When market segments are still immature, a trick that market researchers use to bloat their numbers is to bundle the revenues of mature product markets that were previously defined. This appears to be the case today for UC, because more than a few researchers are including PBX revenues incorporated into UC revenues. Also being bundled are voice messaging, IVR, and ACD contact center revenues. This trick has been used for a good many years. I remember back in the early 1980s a voice mail system market forecast that included PBX revenues, because the PBX system was necessary to support the peripheral voice mail system. In the 1990s CTI market numbers were also inflated by including voice messaging and IVR revenues. Looking back at the CTI forecast today would be laughable, because the numbers were so off target as to be risible with 20-20 hindsight.

It appears that what some researchers call the UC market may just as well be called the Communications, only, market, without the Unified prefix. Same holds for renaming UC as Collaboration, unless we use a term I much prefer--Communications and Collaboration. In almost all UC sessions and many Collaboration situations there is the need and involvement of the core communications system (PBX system or whatever you wish to call it) to either establish a call or implement a telephony feature, such as Call Forward or Bridged Call Appearance. If UC is to include the subsegment referred to as Mobile Communications, why not also all include cell phone handset revenues along with PBX revenues? Let's not stop there, let's also include PC revenues, since it is a commonly used interface into the UC environment.

As product revenue streams have shifted from hardware to software elements, sizing up the UC market is made difficult by the fact that the PBX manufacturers have been bundling UC-type station licenses with the generic software program license fee, sometimes at no incremental cost to customers. As I have written before, Avaya is almost giving away the UC software shop for free these days to customers who buy the Enterprise edition of its Communications Manager generic software program; Standard edition customers, though, must pay, but the incremental license is only $60 per user, a very low price tag, indeed, for multiple licenses once costing more than the price of a basic PBX system per station user. Avaya's pricing strategy was in response to the Cisco Unified Workspace License (CUWL) strategy that bundled UC-type license fees with its Unified Communications Manager generic software at a very hefty discount to customers. Other market competitors have also jumped on board the UC license giveaway train.

The inclusion of Microsoft offerings as part of the UC market universe creates additional revenue sizing problems. Are revenues derived from Outlook, an essential element in many UC-type applications, to be counted? And how does one estimate Outlook revenues when it is bundled with the Windows operating system usually bundled into the PC price? Are we also to include Microsoft Office, because it would be difficult for most customers holding a web conference to share a presentation without PowerPoint slides?

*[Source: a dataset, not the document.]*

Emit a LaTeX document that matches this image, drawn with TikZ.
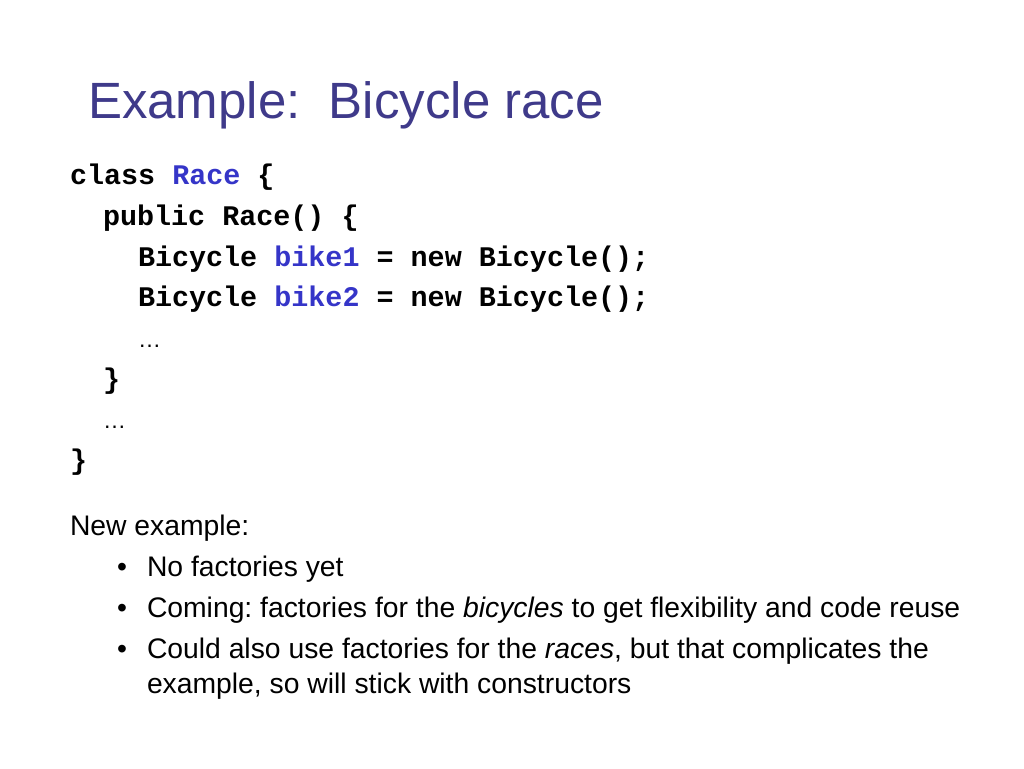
\documentclass[tikz,border=0pt]{standalone}
\usepackage{fontspec}
\setmainfont{Liberation Sans}
\setmonofont{Liberation Mono}
\definecolor{titleblue}{HTML}{3F3A8A}
\definecolor{codeblue}{HTML}{3535C8}
\begin{document}
\frenchspacing
\begin{tikzpicture}[x=1pt,y=-1pt,
  txt/.style={anchor=base west,inner sep=0pt,outer sep=0pt},
  code/.style={txt,font=\fontsize{28.4}{32}\ttfamily\bfseries},
  body/.style={txt,font=\fontsize{28.3}{32}\selectfont}]
\useasboundingbox (0,0) rectangle (1024,768);
\node[txt,font=\fontsize{51}{58}\selectfont,text=titleblue] (title) at (88,118) {Example:\ \ Bicycle race};
\node[code] (c1) at (70,184) {class \textcolor{codeblue}{Race} \{};
\node[code] (c2) at (103,225) {public Race() \{};
\node[code] (c3) at (138,266) {Bicycle \textcolor{codeblue}{bike1} = new Bicycle();};
\node[code] (c4) at (138,306) {Bicycle \textcolor{codeblue}{bike2} = new Bicycle();};
\node[txt,font=\fontsize{23}{26}\selectfont] (c5) at (138,347) {…};
\node[code] (c6) at (103,388) {\}};
\node[txt,font=\fontsize{23}{26}\selectfont] (c7) at (103,428) {…};
\node[code] (c8) at (70,469) {\}};
\node[body] (n0) at (70,535) {New example:};
\node[body] (b1) at (117,576) {•};
\node[body] (t1) at (147,576) {No factories yet};
\node[body] (b2) at (117,617) {•};
\node[body] (t2) at (147,617) {Coming: factories for the \textit{bicycles} to get flexibility and code reuse};
\node[body] (b3) at (117,658) {•};
\node[body] (t3) at (147,658) {Could also use factories for the \textit{races}, but that complicates the};
\node[body] (t4) at (147,693) {example, so will stick with constructors};
\end{tikzpicture}
\end{document}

Several of my points may on the surface appear to be either nitpicking or ridiculous, depending on your point of view. My case for sizing the UC market is not to size it at all, because it is impossible to define and estimate revenues. And since there is no such thing as a single UC product that does it all, it would be better for market researchers to stick to estimating revenues and creating forecasts for more easily definable product markets for which real data exists. Lumping everything under the banner of UC is a means of selling just another useless market research report.